## Job
Below are the records. Retype, exactly, the lines from the first through the line with "minutes = [10 * i for i in range(66)]", and leave out the pictures.

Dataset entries

'''

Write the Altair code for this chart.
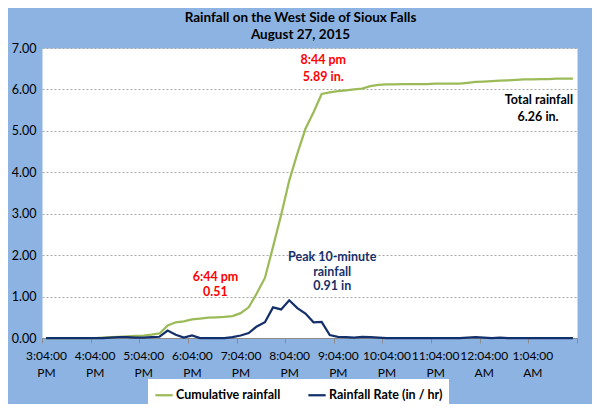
import altair as alt
import pandas as pd

# ---- data (10-minute steps starting 3:04 PM) ----
minutes = [10 * i for i in range(66)]

cumulative = [
    0, 0, 0, 0, 0, 0, 0, 0.01, 0.02, 0.03,
    0.04, 0.05, 0.06, 0.08, 0.11, 0.30, 0.38, 0.40, 0.45, 0.47,
    0.49, 0.50, 0.51, 0.53, 0.60, 0.74, 1.08, 1.45, 2.20, 2.97,
    3.80, 4.45, 5.05, 5.45, 5.89, 5.93, 5.96, 5.98, 6.00, 6.02,
    6.08, 6.11, 6.12, 6.12, 6.13, 6.13, 6.13, 6.13, 6.14, 6.14,
    6.14, 6.14, 6.16, 6.18, 6.19, 6.20, 6.21, 6.22, 6.23, 6.24,
    6.24, 6.25, 6.25, 6.26, 6.26, 6.26,
]

rate = [
    0, 0, 0, 0, 0, 0, 0, 0, 0.01, 0.02,
    0.02, 0.01, 0.01, 0.02, 0.03, 0.18, 0.08, 0.01, 0.06, 0.0,
    0, 0, 0, 0.02, 0.06, 0.12, 0.28, 0.38, 0.74, 0.69,
    0.91, 0.72, 0.59, 0.38, 0.39, 0.07, 0.03, 0.02, 0.01, 0.03,
    0.02, 0.01, 0, 0, 0, 0, 0, 0, 0, 0,
    0, 0, 0.01, 0.02, 0.01, 0, 0.01, 0, 0, 0,
    0, 0, 0, 0, 0, 0,
]

series_names = ["Cumulative rainfall", "Rainfall Rate (in / hr)"]
series_colors = ["#9BBB59", "#14306B"]

x_tick_labels = [
    "3:04:00 PM", "4:04:00 PM", "5:04:00 PM", "6:04:00 PM", "7:04:00 PM",
    "8:04:00 PM", "9:04:00 PM", "10:04:00 PM", "11:04:00 PM", "12:04:00 AM",
    "1:04:00 AM",
]
y_ticks = [0, 1, 2, 3, 4, 5, 6, 7]

# annotations
ann_text = ["8:44 pm", "5.89 in.", "6:44 pm", "0.51",
            "Peak 10-minute", "rainfall", "0.91 in",
            "Total rainfall", "6.26 in."]
ann_x = [342, 342, 209, 209, 353, 353, 353, 608, 607]
ann_y = [6.71, 6.30, 1.48, 1.12, 1.95, 1.60, 1.26, 5.74, 5.33]
ann_color = ["#FF0000", "#FF0000", "#FF0000", "#FF0000",
             "#17306A", "#17306A", "#17306A", "#000000", "#000000"]

# ---- tables ----
df = pd.DataFrame({
    "minute": minutes * 2,
    "value": cumulative + rate,
    "series": [series_names[0]] * len(minutes) + [series_names[1]] * len(minutes),
})
ann = pd.DataFrame({"x": ann_x, "y": ann_y, "text": ann_text, "color": ann_color})

tick_values = [-5 + 60 * k for k in range(12)]
label_arr = "[" + ",".join(
    "['" + s.split(" ")[0] + "','" + s.split(" ")[1] + "']" for s in x_tick_labels
) + "]"
label_expr = label_arr + "[round((datum.value + 5) / 60)] || ''"

x_scale = alt.Scale(domain=[-5, 655], nice=False, zero=False)
y_scale = alt.Scale(domain=[0, 7], nice=False)

lines = alt.Chart(df).mark_line(strokeWidth=2.25).encode(
    x=alt.X("minute:Q", scale=x_scale, title=None,
            axis=alt.Axis(values=tick_values, labelExpr=label_expr,
                          labelOffset=4, labelFlush=False, labelOverlap=False,
                          labelBound=False, grid=False, domainColor="#8C8C8C",
                          tickColor="#8C8C8C", tickSize=5, labelPadding=7,
                          labelFont="Lato", labelFontSize=12, labelColor="#000000",
                          labelLineHeight=17, labelBaseline="top")),
    y=alt.Y("value:Q", scale=y_scale, title=None,
            axis=alt.Axis(values=y_ticks, format=".2f", domain=False, ticks=False,
                          tickSize=0, labelPadding=6, grid=True,
                          gridColor="#A6A6A6", gridDash=[2, 2], gridWidth=1,
                          labelFont="Lato", labelFontSize=12.5, labelColor="#000000")),
    color=alt.Color("series:N",
                    scale=alt.Scale(domain=series_names, range=series_colors),
                    sort=series_names,
                    legend=alt.Legend(title=None, orient="none", direction="horizontal",
                                      legendX=106, legendY=331, fillColor="white",
                                      padding=6, symbolType="stroke",
                                      symbolStrokeWidth=2.25, symbolSize=300,
                                      labelFont="Lato", labelFontSize=12.5,
                                      labelFontWeight="bold", labelColor="#000000",
                                      columnPadding=22, labelOffset=2)),
)

texts = alt.Chart(ann).mark_text(font="Lato", fontSize=12.5, fontWeight="bold",
                                 baseline="middle", align="center").encode(
    x=alt.X("x:Q", scale=x_scale),
    y=alt.Y("y:Q", scale=y_scale),
    text="text:N",
    color=alt.Color("color:N", scale=None, legend=None),
)

chart = alt.layer(lines, texts).resolve_scale(color="independent").properties(
    width=535,
    height=290,
    padding={"left": 34, "top": 40, "right": 15, "bottom": 66},
    autosize=alt.AutoSizeParams(type="none"),
    background="#8DB3E2",
    title=alt.Title(text=["Rainfall on the West Side of Sioux Falls", "August 27, 2015"],
                    font="Lato", fontSize=13.5, fontWeight="bold", color="#000000",
                    anchor="middle", offset=1, dx=-9, lineHeight=17),
).configure_view(fill="white", stroke="transparent")

chart.save("out.html", embed_options={"renderer": "svg", "actions": False})
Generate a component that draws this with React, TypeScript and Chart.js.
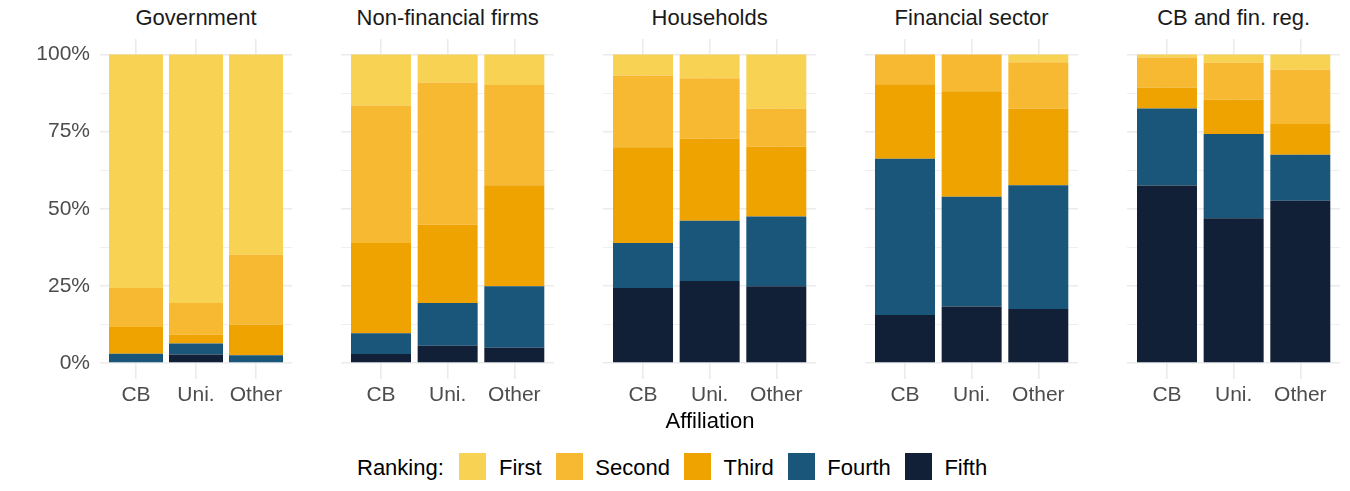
import { useEffect, useRef } from 'react';
import Chart from 'chart.js/auto';

const panelTitles = ['Government', 'Non-financial firms', 'Households', 'Financial sector', 'CB and fin. reg.'];
const affiliations = ['CB', 'Uni.', 'Other'];
const rankings = ['First', 'Second', 'Third', 'Fourth', 'Fifth'];
const yTicks = [0, 12.5, 25, 37.5, 50, 62.5, 75, 87.5, 100];

// share (%) per panel, each row ordered CB / Uni. / Other
const first = [[75.7, 80.5, 64.9], [16.6, 9.1, 9.9], [6.8, 7.7, 17.5], [0, 0, 2.5], [1.0, 2.7, 5.0]];
const second = [[12.6, 10.3, 22.7], [44.5, 46.1, 32.5], [23.3, 19.6, 12.4], [9.7, 11.9, 15.0], [9.7, 12.0, 17.5]];
const third = [[8.7, 2.9, 9.9], [29.2, 25.3, 32.7], [31.0, 26.6, 22.6], [24.1, 34.2, 24.9], [6.8, 11.1, 10.0]];
const fourth = [[3.0, 3.5, 2.5], [6.8, 13.9, 19.9], [14.6, 19.5, 22.6], [50.6, 35.6, 40.1], [25.0, 27.3, 14.9]];
const fifth = [[0, 2.8, 0], [2.9, 5.6, 5.0], [24.3, 26.6, 24.9], [15.6, 18.3, 17.5], [57.5, 46.9, 52.6]];

const seriesByRanking = [first, second, third, fourth, fifth];
const colors = ['#F8D253', '#F8B932', '#EEA301', '#1A557A', '#111F37'];

// layout
const plotLeft = [100, 341, 603, 865, 1127];
const plotWidth = [192, 213.3, 213.3, 213.3, 213.3];
const plotTop = 39;
const plotHeight = 339.5;
const xAxisHeight = 40.5;
const yAxisWidth = 100;
const fontFamily = '"Liberation Sans", Arial, Helvetica, sans-serif';
const gridColor = '#EBEBEB';

function Panel({ index }: { index: number }) {
  const canvasRef = useRef<HTMLCanvasElement>(null);
  const showY = index === 0;

  useEffect(() => {
    const ctx = canvasRef.current?.getContext('2d');
    if (!ctx) return;

    // stack from the bottom: Fifth first, First last
    const datasets = rankings
      .map((name, r) => ({
        label: name,
        data: seriesByRanking[r][index].map((v, k) => ({ x: k + 1, y: v })),
        backgroundColor: colors[r],
        borderWidth: 0,
        categoryPercentage: 1,
        barPercentage: 0.9,
      }))
      .reverse();

    const chart = new Chart(ctx, {
      type: 'bar',
      data: { datasets },
      options: {
        animation: false,
        responsive: true,
        maintainAspectRatio: false,
        layout: { padding: 0 },
        plugins: {
          legend: { display: false },
          tooltip: { enabled: false },
        },
        scales: {
          x: {
            type: 'linear',
            stacked: true,
            offset: false,
            min: 0.4,
            max: 3.6,
            border: { display: false },
            grid: { color: gridColor, lineWidth: 1.6, drawTicks: false, offset: false },
            afterBuildTicks: (s: any) => {
              s.ticks = affiliations.map((_, k) => ({ value: k + 1 }));
            },
            afterFit: (s: any) => {
              s.height = xAxisHeight;
              s.paddingLeft = 0;
              s.paddingRight = 0;
            },
            ticks: {
              autoSkip: false,
              maxRotation: 0,
              padding: 4.4,
              color: '#4D4D4D',
              font: { family: fontFamily, size: 21 },
              callback: (_v: any, i: number) => affiliations[i],
            },
          },
          y: {
            stacked: true,
            min: -5,
            max: 105,
            border: { display: false },
            grid: {
              color: gridColor,
              drawTicks: false,
              lineWidth: (c: any) => (c.tick && c.tick.value % 25 === 0 ? 1.6 : 0.8),
            },
            afterBuildTicks: (s: any) => {
              s.ticks = yTicks.map((v) => ({ value: v }));
            },
            afterFit: (s: any) => {
              s.width = showY ? yAxisWidth : 0;
              s.paddingTop = 0;
              s.paddingBottom = 0;
            },
            ticks: {
              display: showY,
              autoSkip: false,
              padding: 10,
              color: '#4D4D4D',
              font: { family: fontFamily, size: 21 },
              callback: (v: any) => (Number(v) % 25 === 0 ? `${v}%` : ''),
            },
          },
        },
      },
    });

    return () => chart.destroy();
  }, [index, showY]);

  const left = showY ? plotLeft[index] - yAxisWidth : plotLeft[index];
  const width = showY ? plotWidth[index] + yAxisWidth : plotWidth[index];

  return (
    <>
      <div
        style={{
          position: 'absolute',
          left: plotLeft[index],
          width: plotWidth[index],
          top: 7.4,
          textAlign: 'center',
          fontSize: 22,
          lineHeight: '22px',
          color: '#1A1A1A',
          whiteSpace: 'nowrap',
        }}
      >
        {panelTitles[index]}
      </div>
      <div
        style={{
          position: 'absolute',
          left,
          top: plotTop,
          width,
          height: plotHeight + xAxisHeight,
        }}
      >
        <canvas ref={canvasRef} />
      </div>
    </>
  );
}

export default function App() {
  return (
    <div
      style={{
        position: 'absolute',
        left: 0,
        top: 0,
        width: 1350,
        height: 491,
        background: '#FFFFFF',
        overflow: 'hidden',
        fontFamily,
      }}
    >
      {panelTitles.map((_, i) => (
        <Panel key={i} index={i} />
      ))}

      <div
        style={{
          position: 'absolute',
          left: 610,
          width: 200,
          top: 410.1,
          textAlign: 'center',
          fontSize: 22,
          lineHeight: '22px',
          color: '#000000',
        }}
      >
        Affiliation
      </div>

      <div
        style={{
          position: 'absolute',
          left: 357,
          top: 453,
          height: 27,
          display: 'flex',
          alignItems: 'center',
          fontSize: 22,
          lineHeight: '27px',
          color: '#000000',
          whiteSpace: 'nowrap',
        }}
      >
        <span style={{ position: 'relative', top: 1 }}>Ranking:</span>
        {rankings.map((name, r) => (
          <div key={name} style={{ display: 'flex', alignItems: 'center', marginLeft: r === 0 ? 15.5 : 14 }}>
            <span style={{ width: 27, height: 27, background: colors[r], display: 'inline-block' }} />
            <span style={{ marginLeft: 12.6, position: 'relative', top: 1 }}>{name}</span>
          </div>
        ))}
      </div>
    </div>
  );
}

'''

## Reply
Write the Altair code for this chart.
import altair as alt
import pandas as pd

# ---- data (10-minute steps starting 3:04 PM) ----
minutes = [10 * i for i in range(66)]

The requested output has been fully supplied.